Valor: Existe a possibilidade de comprar o a participação da SulAmérica nas empresas de seguridade do BB? Já está resolvido qual vai ser o papel da Mapfre, que cuida da seguridade da Nossa Caixa?

Lima Neto: O modelo vencedor no Brasil é o de venda de produtos no balcão das agências. Se você pegar o ranking de arrecadação e prêmios da indústria de seguridade, previdência, capitalização e seguros, vai ver que se destacam bancos ou seguradoras que se utilizam de balcões de bancos por acordos operacionais ou societários. O BB, com 28 milhões de correntistas e presença nacional, é a melhor noiva do país. Diante disso, estamos vendo qual é o melhor projeto.
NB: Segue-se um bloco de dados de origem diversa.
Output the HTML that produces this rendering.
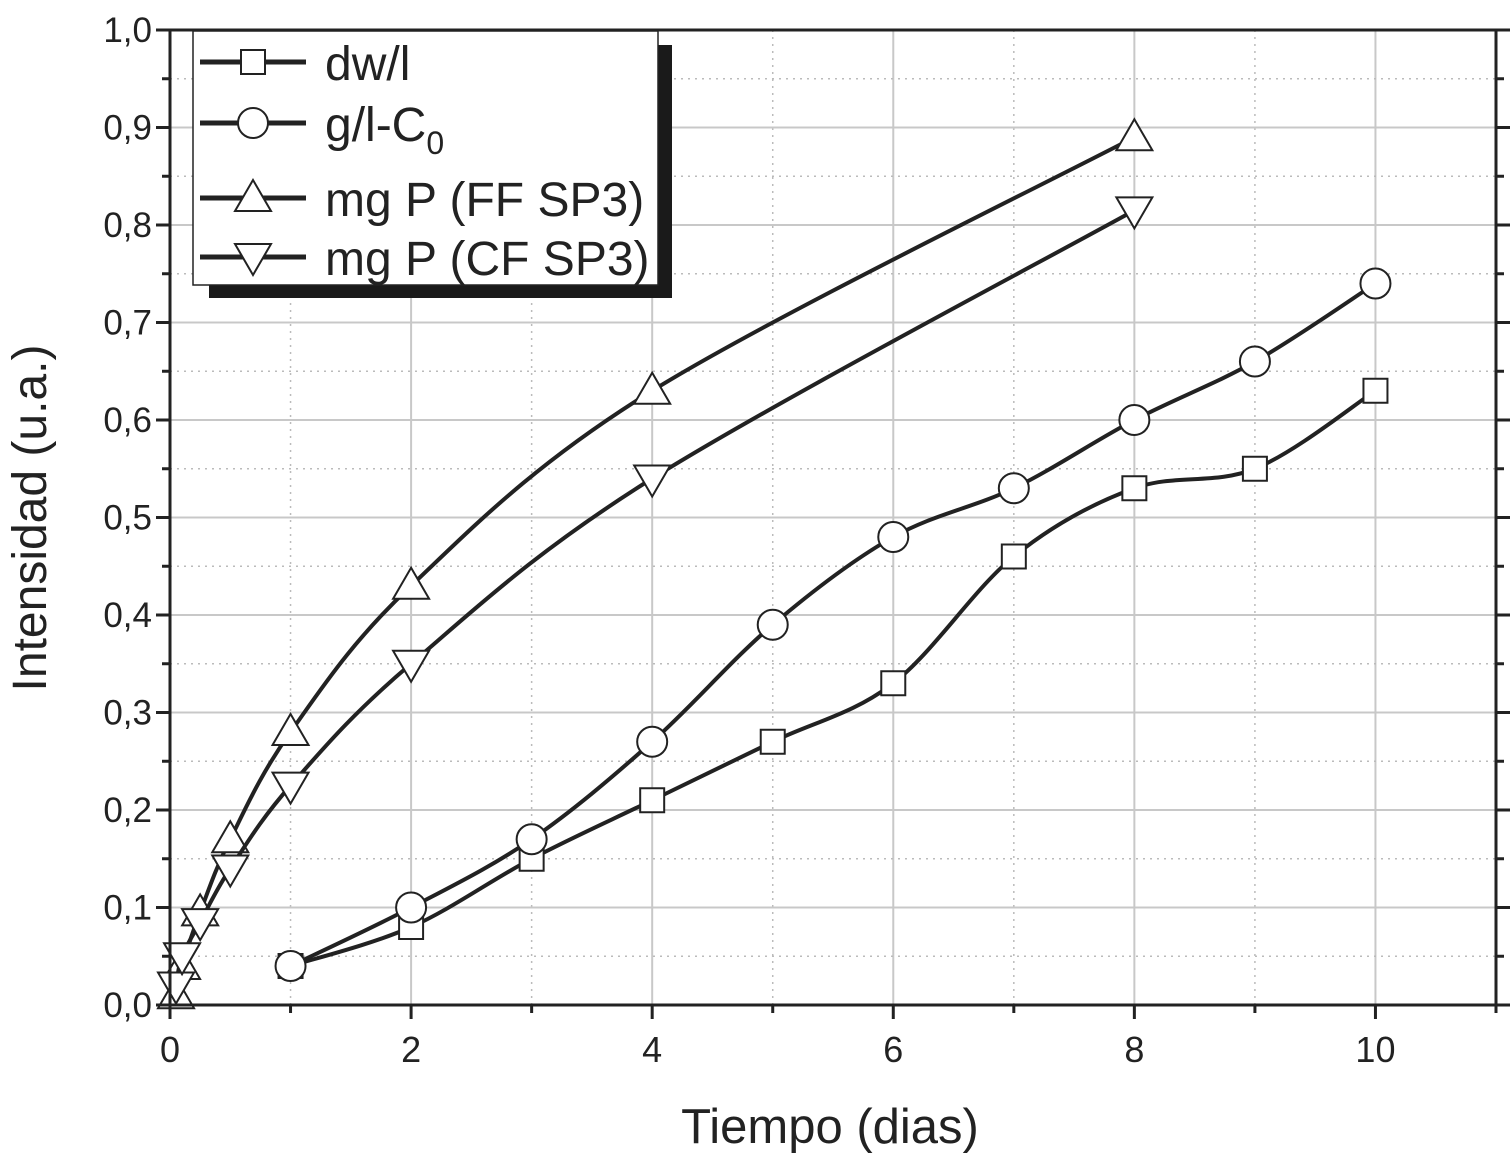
<!DOCTYPE html>
<html><head><meta charset="utf-8"><style>
html,body{margin:0;padding:0;background:#fff}
svg{display:block;font-family:"Liberation Sans",Arial,sans-serif}
</style></head><body>
<svg id="chart" width="1511" height="1153" viewBox="0 0 1511 1153">
<g id="grid"></g>
<g id="series"></g>
<g id="axes"></g>
<g id="legend">
<rect x="209" y="45" width="463" height="253" fill="#1a1a1a"/>
<rect x="193" y="31" width="465" height="254" fill="#fff" stroke="#222" stroke-width="1.5"/>
</g>
<text x="830" y="1143" font-size="49" text-anchor="middle" fill="#222">Tiempo (dias)</text>
<text transform="translate(46,518) rotate(-90)" font-size="48" text-anchor="middle" fill="#222">Intensidad (u.a.)</text>
</svg>
<script>
const seriesNames = ["dw/l","g/l-C0","mg P (FF SP3)","mg P (CF SP3)"];
const seriesMarkers = ["square","circle","up","down"];
const xDw = [1,2,3,4,5,6,7,8,9,10];
const yDw = [0.04,0.08,0.15,0.21,0.27,0.33,0.46,0.53,0.55,0.63];
const xGl = [1,2,3,4,5,6,7,8,9,10];
const yGl = [0.04,0.10,0.17,0.27,0.39,0.48,0.53,0.60,0.66,0.74];
const xFF = [0.05,0.1,0.25,0.5,1,2,4,8];
const yFF = [0.01,0.04,0.095,0.17,0.28,0.43,0.63,0.89];
const xCF = [0.05,0.1,0.25,0.5,1,2,4,8];
const yCF = [0.02,0.05,0.085,0.14,0.225,0.35,0.54,0.815];
const xTicks = [0,2,4,6,8,10];
const yTicks = ["0,0","0,1","0,2","0,3","0,4","0,5","0,6","0,7","0,8","0,9","1,0"];

const NS="http://www.w3.org/2000/svg";
const X0=170,X1=1496,Y0=1005,Y1=30,XMAX=11,YMAX=1;
const sx=v=>X0+(v/XMAX)*(X1-X0);
const sy=v=>Y0-(v/YMAX)*(Y0-Y1);
function mk(tag,attrs,parent){const e=document.createElementNS(NS,tag);for(const k in attrs)e.setAttribute(k,attrs[k]);parent.appendChild(e);return e;}
const grid=document.getElementById('grid'),axes=document.getElementById('axes'),ser=document.getElementById('series'),leg=document.getElementById('legend');
for(let v=1;v<11;v++){const x=sx(v);const major=v%2===0;
 const l=mk('line',{x1:x,x2:x,y1:Y1,y2:Y0,stroke:major?'#c8c8c8':'#bbb','stroke-width':major?2:1.5,'stroke-dasharray':major?'':'2,5'},grid);
 
 }
for(let i=1;i<20;i++){const v=i*0.05;const y=sy(v);const major=i%2===0;
 const l=mk('line',{x1:X0,x2:X1,y1:y,y2:y,stroke:major?'#c8c8c8':'#bbb','stroke-width':major?2:1.5,'stroke-dasharray':major?'':'2,5'},grid);
 
 }
const fr=mk('rect',{x:X0,y:Y1,width:X1-X0,height:Y0-Y1,fill:'none',stroke:'#222','stroke-width':3},axes);


for(let v=0;v<=11;v++){const x=sx(v);const major=(v%2===0);
 mk('line',{x1:x,x2:x,y1:Y0,y2:Y0+(major?14:8),stroke:'#222','stroke-width':3},axes);}
xTicks.forEach(v=>{const t=mk('text',{x:sx(v),y:Y0+57,'font-size':36,'text-anchor':'middle',fill:'#222'},axes);t.textContent=v;
 
 });
for(let i=0;i<=20;i++){const y=sy(i*0.05);const major=i%2===0;
 mk('line',{x1:X0-(major?14:8),x2:X0,y1:y,y2:y,stroke:'#222','stroke-width':3},axes);
 mk('line',{x1:X1,x2:X1+(major?14:8),y1:y,y2:y,stroke:'#222','stroke-width':3},axes);}
yTicks.forEach((s,i)=>{const t=mk('text',{x:X0-18,y:sy(i*0.1)+12,'font-size':35,'text-anchor':'end',fill:'#222'},axes);t.textContent=s;
 
 });
function curve(xs,ys){const p=xs.map((x,i)=>[sx(x),sy(ys[i])]);let d='M'+p[0];
 for(let i=0;i<p.length-1;i++){const a=p[Math.max(0,i-1)],b=p[i],c=p[i+1],e=p[Math.min(p.length-1,i+2)];
  const c1=[b[0]+(c[0]-a[0])/6,b[1]+(c[1]-a[1])/6],c2=[c[0]-(e[0]-b[0])/6,c[1]-(e[1]-b[1])/6];
  d+=' C'+c1+' '+c2+' '+c;}return d;}
function marker(type,x,y,g){const s='#222',w=2;
 if(type==='square')return mk('rect',{x:x-12,y:y-12,width:24,height:24,fill:'#fff',stroke:s,'stroke-width':w},g);
 if(type==='circle')return mk('circle',{cx:x,cy:y,r:15,fill:'#fff',stroke:s,'stroke-width':w},g);
 if(type==='up')return mk('polygon',{points:`${x},${y-18} ${x-18},${y+13} ${x+18},${y+13}`,fill:'#fff',stroke:s,'stroke-width':w},g);
 return mk('polygon',{points:`${x},${y+18} ${x-18},${y-13} ${x+18},${y-13}`,fill:'#fff',stroke:s,'stroke-width':w},g);}
const data=[[xDw,yDw],[xGl,yGl],[xFF,yFF],[xCF,yCF]];
data.forEach(([xs,ys],k)=>{const g=mk('g',{},ser);
 
 
 const p=mk('path',{d:curve(xs,ys),fill:'none',stroke:'#222','stroke-width':4},g);
 
 
 xs.forEach((x,i)=>{const m=marker(seriesMarkers[k],sx(x),sy(ys[i]),g);
  
  });});
const ly=[62,123,198,257];
seriesNames.forEach((n,k)=>{const g=mk('g',{},leg);
 
 
 mk('line',{x1:200,x2:306,y1:ly[k],y2:ly[k],stroke:'#222','stroke-width':5},g);
 marker(seriesMarkers[k],253,ly[k],g);
 const t=mk('text',{x:325,y:ly[k]+18,'font-size':48,fill:'#222'},g);
 if(k===1){t.textContent='g/l-C';const ts=mk('tspan',{'font-size':32,dy:13},t);ts.textContent='0';}
 else t.textContent=n;});
</script>
</body></html>
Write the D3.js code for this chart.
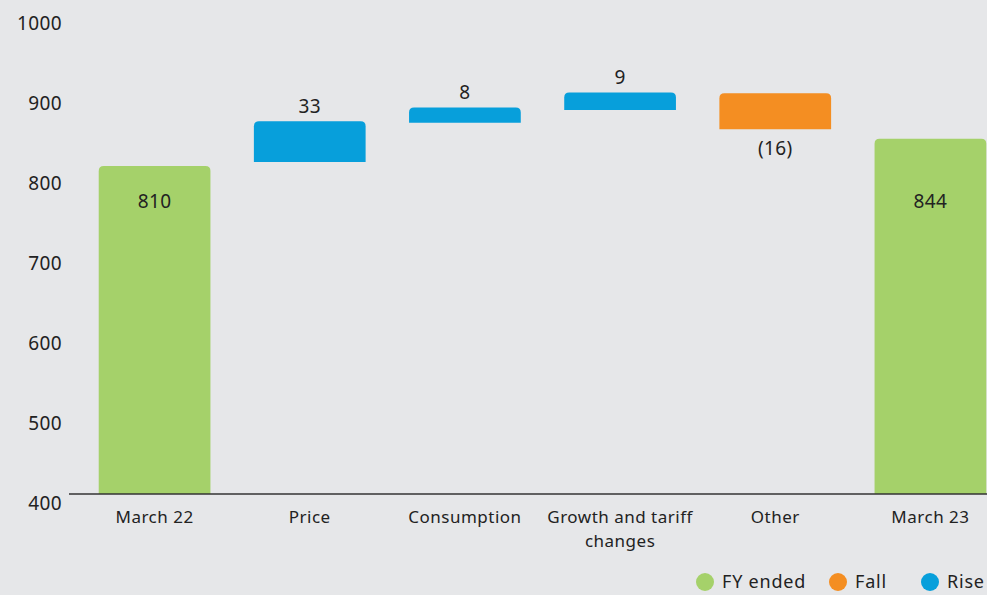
<!DOCTYPE html>
<html>
<head>
<meta charset="utf-8">
<script src="https://cdn.jsdelivr.net/npm/d3@7"></script>
<style>
  html, body { margin: 0; padding: 0; background: #e6e7e9; overflow: hidden; }
  svg { display: block; font-family: "Noto Sans", sans-serif; }
</style>
</head>
<body>
<div id="chart"></div>
<script>
const width = 987;
const height = 595;

// data
const categories = ["March 22", "Price", "Consumption", "Growth and tariff changes", "Other", "March 23"];
const kinds = ["total", "rise", "rise", "rise", "fall", "total"];
const labels = ["810", "33", "8", "9", "(16)", "844"];
// bar extents as drawn (the step bars are not to scale in the original)
const barLow = [400, 815, 864, 880, 856, 400];
const barHigh = [810, 866, 883, 902, 901, 844];
const yTicks = [400, 500, 600, 700, 800, 900, 1000];
const legendItems = ["FY ended", "Fall", "Rise"];

const colors = { total: "#a5d16a", fall: "#f48e22", rise: "#079fdb" };
const legendColors = [colors.total, colors.fall, colors.rise];

const bars = categories.map((c, i) => ({
    name: c, kind: kinds[i], label: labels[i], low: barLow[i], high: barHigh[i]
}));

const svg = d3.select("#chart")
    .append("svg")
    .attr("width", width)
    .attr("height", height);

const x = d3.scaleBand()
    .domain(categories)
    .range([77, 1008])
    .paddingInner(0.28)
    .paddingOuter(0.14);

const y = d3.scaleLinear()
    .domain([400, 1000])
    .range([494, 14]);

// y tick labels (sit a little under their gridline level)
svg.append("g")
    .selectAll("text")
    .data(yTicks)
    .join("text")
    .attr("x", 62)
    .attr("y", d => y(d) + 9)
    .attr("dy", "0.35em")
    .attr("text-anchor", "end")
    .attr("font-size", 19)
    .attr("letter-spacing", 0.4)
    .attr("fill", "#222")
    .text(d => d);

function topRounded(x0, y0, w, h, r) {
    r = Math.min(r, h, w / 2);
    return `M${x0},${y0 + h}V${y0 + r}Q${x0},${y0} ${x0 + r},${y0}` +
        `H${x0 + w - r}Q${x0 + w},${y0} ${x0 + w},${y0 + r}V${y0 + h}Z`;
}

svg.append("g")
    .selectAll("path")
    .data(bars)
    .join("path")
    .attr("d", d => topRounded(x(d.name), y(d.high), x.bandwidth(), y(d.low) - y(d.high), 5))
    .attr("fill", d => colors[d.kind]);

// baseline
svg.append("line")
    .attr("x1", 69)
    .attr("x2", width)
    .attr("y1", y(400))
    .attr("y2", y(400))
    .attr("stroke", "#333")
    .attr("stroke-width", 1.5);

// value labels
const totalLabelY = y(d3.min(bars.filter(d => d.kind === "total"), d => d.high)) + 35;
svg.append("g")
    .selectAll("text")
    .data(bars)
    .join("text")
    .attr("x", d => x(d.name) + x.bandwidth() / 2)
    .attr("y", d => {
        if (d.kind === "total") return totalLabelY;
        if (d.kind === "fall") return y(d.low) + 19;
        return y(d.high) - 15;
    })
    .attr("dy", "0.35em")
    .attr("text-anchor", "middle")
    .attr("font-size", 19)
    .attr("letter-spacing", 0.4)
    .attr("fill", "#222")
    .text(d => d.label);

// category labels, wrapped
const maxLabelWidth = 150;
svg.append("g")
    .selectAll("text")
    .data(categories)
    .join("text")
    .attr("x", d => x(d) + x.bandwidth() / 2)
    .attr("y", 517)
    .attr("text-anchor", "middle")
    .attr("font-size", 17)
    .attr("letter-spacing", 0.5)
    .attr("fill", "#222")
    .each(function (d) {
        const t = d3.select(this);
        const words = d.split(" ");
        let line = [];
        let tspan = t.append("tspan").attr("x", t.attr("x")).attr("dy", "0.35em");
        words.forEach(w => {
            line.push(w);
            tspan.text(line.join(" "));
            if (tspan.node().getComputedTextLength() > maxLabelWidth && line.length > 1) {
                line.pop();
                tspan.text(line.join(" "));
                line = [w];
                tspan = t.append("tspan").attr("x", t.attr("x")).attr("dy", "24px").text(w);
            }
        });
    });

// legend (pulled up just enough to stay inside the frame)
const legendX = [705, 838, 930];
const legend = svg.append("g")
    .selectAll("g")
    .data(legendItems)
    .join("g")
    .attr("transform", (d, i) => `translate(${legendX[i]},582)`);

legend.append("circle")
    .attr("r", 9)
    .attr("fill", (d, i) => legendColors[i]);

legend.append("text")
    .attr("x", 17)
    .attr("y", 6)
    .attr("font-size", 18)
    .attr("letter-spacing", 0.8)
    .attr("fill", "#222")
    .text(d => d);
</script>
</body>
</html>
Essa a premissa. Mas ainda não delineamos isso completamente e não podemos falar sobre movimento concretos. Tudo é especulação.

Valor: Ou o BB segue sozinho ou terá parceria com sócios privados. O que determina a decisão?

Lima Neto: Parcerias estratégicas significam que o banco abre mão de valor societário em troca do que o camarada vai agregar. Tem que fazer uma conta muito boa. Primeiro, qual é o tamanho daquilo que você vai abrir mão. O parceiro pode trazer tecnologia, conhecer ritos específicos, nichos. Ele pode agregar valor. Há situações em que não agrega valor.

Valor: E como está a operação em financiamento de veículos?

Lima Neto: Nossa agenda está muito defasada. Tínhamos um acordo com os sul-africanos, mas decidimos, de parte a parte, não levar adiante. Estamos refletindo sobre o que fazer. Temos uma operação caseira de veículos, basicamente nas nossas agências e um pouco em concessionárias. Chegamos a uma carteira de R$ 6 bilhões, que começou do zero. É um modelo interessante, mas horizontal. No financiamento de veículos, em que as margens são pequenas, é oneroso sustentar uma cadeia toda dentro do banco, com o padrão custo fixo interno, inclusive com a força de trabalho bancária. O modelo de negócio vencedor, que construiu as maiores carteiras do mercado, trabalha com força de trabalho flexível, financiários, e estrutura própria de suporte à força de vendas, totalmente verticalizada.